Stochastic Average Consensus Filter for Distributed HMM Filtering: Almost Sure Convergence
Conference : 2nd IFAC Workshop on Distributed Estimation and Control in Networked Systems (NecSys'10) pp. 335-340
Date: September 13 - September 14, 2010
This paper studies almost sure convergence of a dynamic average consensus algorithm which allows distributed computation of the product of n time-varying conditional probability density functions. These conditional probability density functions (often called as “belief functions”) correspond to the conditional probability of observations given the state of an underlying Markov chain, which is observed by n different nodes within a sensor network. The network topology is modeled as an undirected graph. The average consensus algorithm is used to obtain a distributed state estimation scheme for a hidden Markov model (HMM), where each sensor node computes a conditional probability estimate of the state of the Markov chain based on its own observations and the messages received from its immediate neighbors.

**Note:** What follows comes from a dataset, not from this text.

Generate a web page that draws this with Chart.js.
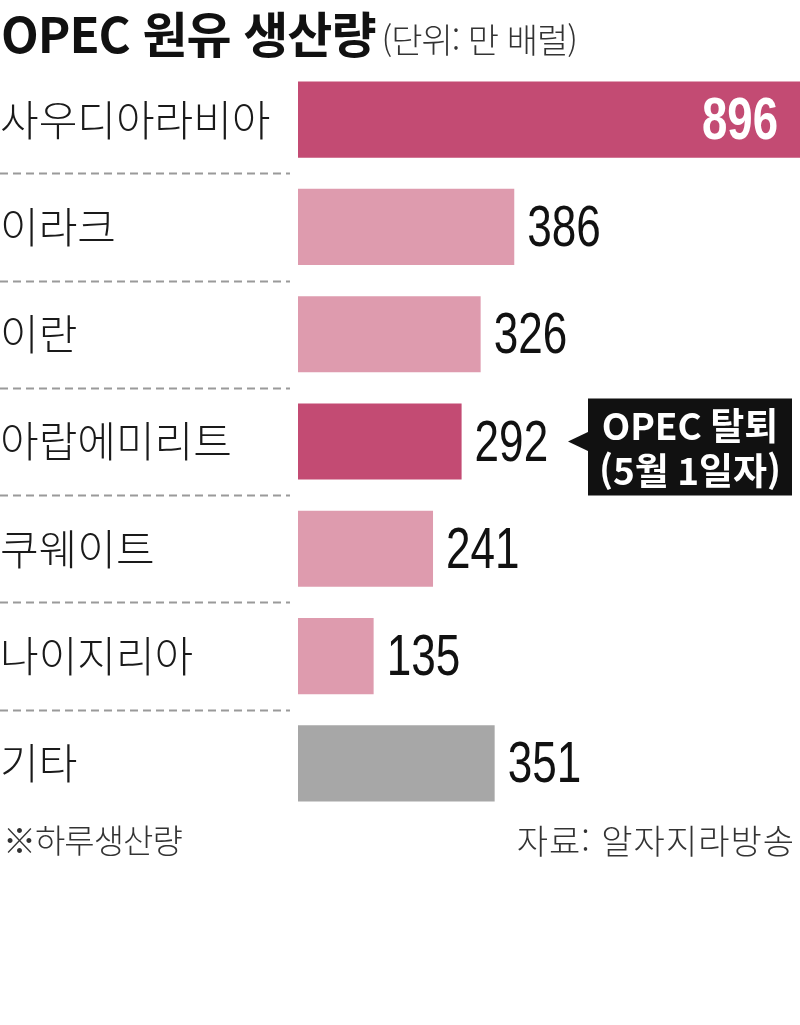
<!DOCTYPE html>
<html lang="ko">
<head>
<meta charset="utf-8">
<script src="https://cdn.jsdelivr.net/npm/chart.js@4"></script>
<style>
  html, body { margin: 0; padding: 0; background: #fff; }
  #wrap { position: relative; width: 800px; height: 1025px; overflow: hidden; }
  #chart { position: absolute; left: 0; top: 0; }
  .title { position: absolute; left: 1px; top: -4px; white-space: nowrap;
           font-family: "Noto Sans CJK KR", sans-serif; color: #111; }
  .title b { font-size: 49px; font-weight: 700; letter-spacing: -1px; }
  .title span { font-size: 34px; font-weight: 300; color: #333; margin-left: 6px; letter-spacing: -1px; }
  .foot { position: absolute; top: 815px; font-family: "Noto Sans CJK KR", sans-serif;
          font-size: 33px; font-weight: 300; color: #333; white-space: nowrap; letter-spacing: -1px; }
</style>
</head>
<body>
<div id="wrap">
  <canvas id="chart" width="800" height="1025"></canvas>
  <div class="title"><b>OPEC 원유 생산량</b><span>(단위: 만 배럴)</span></div>
  <div class="foot" style="left:3px">※하루생산량</div>
  <div class="foot" style="right:5px; font-size:34px; letter-spacing:1px">자료: 알자지라방송</div>
</div>
<script>
// --- 데이터 ---
const categories = ['사우디아라비아', '이라크', '이란', '아랍에미리트', '쿠웨이트', '나이지리아', '기타'];
const production = [896, 386, 326, 292, 241, 135, 351];
const noteLines = ['OPEC 탈퇴', '(5월 1일자)'];
const noteIndex = 3; // 아랍에미리트

const DARK = '#c34b73', LIGHT = '#de9bae', GRAY = '#a7a7a7';
const barColors = [DARK, LIGHT, LIGHT, DARK, LIGHT, LIGHT, GRAY];
const numFont = '"Liberation Sans", Arial, sans-serif';
const SQUEEZE = 0.76; // 좁은 숫자체 흉내

// 가로로 눌린 글자 그리기
function narrowText(ctx, text, x, y, align) {
    ctx.save();
    ctx.translate(x, y);
    ctx.scale(SQUEEZE, 1);
    ctx.textAlign = align;
    ctx.fillText(text, 0, 0);
    ctx.restore();
}

// 값 라벨, 점선, 말풍선
const extras = {
    id: 'extras',
    afterDatasetsDraw(chart) {
        const ctx = chart.ctx;
        const xs = chart.scales.x, ys = chart.scales.y;
        const meta = chart.getDatasetMeta(0);

        // 구분 점선 (라벨 영역만)
        ctx.save();
        ctx.strokeStyle = '#9a9a9a';
        ctx.lineWidth = 2;
        ctx.setLineDash([8, 5]);
        for (let i = 0; i < categories.length - 1; i++) {
            let y = Math.round((ys.getPixelForValue(i) + ys.getPixelForValue(i + 1)) / 2) + 0.5;
            ctx.beginPath();
            ctx.moveTo(0, y);
            ctx.lineTo(xs.left - 8, y);
            ctx.stroke();
        }
        ctx.restore();

        // 값 라벨
        ctx.save();
        ctx.textBaseline = 'middle';
        meta.data.forEach((bar, i) => {
            let v = production[i];
            if (i === 0) {
                ctx.fillStyle = '#fff';
                ctx.font = 'bold 60px ' + numFont;
                narrowText(ctx, v, bar.x - 22, bar.y + 3, 'right');
            } else {
                ctx.fillStyle = '#111';
                ctx.font = '58px ' + numFont;
                narrowText(ctx, v, bar.x + 13, bar.y + 3, 'left');
            }
        });
        ctx.restore();

        // 말풍선
        let cy = ys.getPixelForValue(noteIndex);
        let bx = 588, bw = 204, bh = 97, by = cy - 43;
        ctx.save();
        ctx.fillStyle = '#111';
        ctx.fillRect(bx, by, bw, bh);
        ctx.beginPath();
        ctx.moveTo(bx + 1, cy - 10);
        ctx.lineTo(568, cy);
        ctx.lineTo(bx + 1, cy + 10);
        ctx.closePath();
        ctx.fill();
        ctx.fillStyle = '#fff';
        ctx.textAlign = 'center';
        ctx.textBaseline = 'middle';
        ctx.font = 'bold 37px "Noto Sans CJK KR", sans-serif';
        ctx.fillText(noteLines[0], bx + bw / 2, by + 27);
        ctx.fillText(noteLines[1], bx + bw / 2, by + 72);
        ctx.restore();
    }
};

new Chart(document.getElementById('chart'), {
    type: 'bar',
    data: {
        labels: categories,
        datasets: [{
            data: production,
            backgroundColor: barColors,
            borderWidth: 0,
            barPercentage: 0.71,
            categoryPercentage: 1
        }]
    },
    options: {
        indexAxis: 'y',
        responsive: false,
        animation: false,
        layout: { padding: { top: 66, bottom: 208, left: 0, right: 0 } },
        plugins: { legend: { display: false }, tooltip: { enabled: false } },
        scales: {
            x: { display: false, min: 0, max: 896 },
            y: {
                grid: { display: false },
                border: { display: false },
                ticks: {
                    crossAlign: 'far',
                    padding: 0,
                    color: '#1a1a1a',
                    font: { family: '"Noto Sans CJK KR", sans-serif', size: 42, weight: 300 }
                },
                afterFit: s => { s.width = 298; }
            }
        }
    },
    plugins: [extras]
});
</script>
</body>
</html>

We use the ordinary differential equation (ODE) technique to analyze the convergence of a stochastic approximation type algorithm for achieving average consensus with a constant step size. This allows each node to track the time varying average of the logarithm of conditional observation probabilities available at the individual nodes in the network. It is shown that, for a connected graph, under mild assumptions on the first and second moments of the observation probability densities and a geometric ergodicity condition on an extended Markov chain, the consensus filter state of each individual sensor converges almost surely to the true average of the logarithm of the conditional observation probability density functions of all the sensors. Convergence is proved by using a perturbed stochastic Lyapunov function technique. Numerical results suggest that the distributed Markov chain state estimates obtained at the individual sensor nodes based on this consensus algorithm track the centralized state estimate (computed on the basis of having access to observations of all the nodes) quite well, while more formal convergence results for the distributed HMM filter to the centralized one are currently under investigation.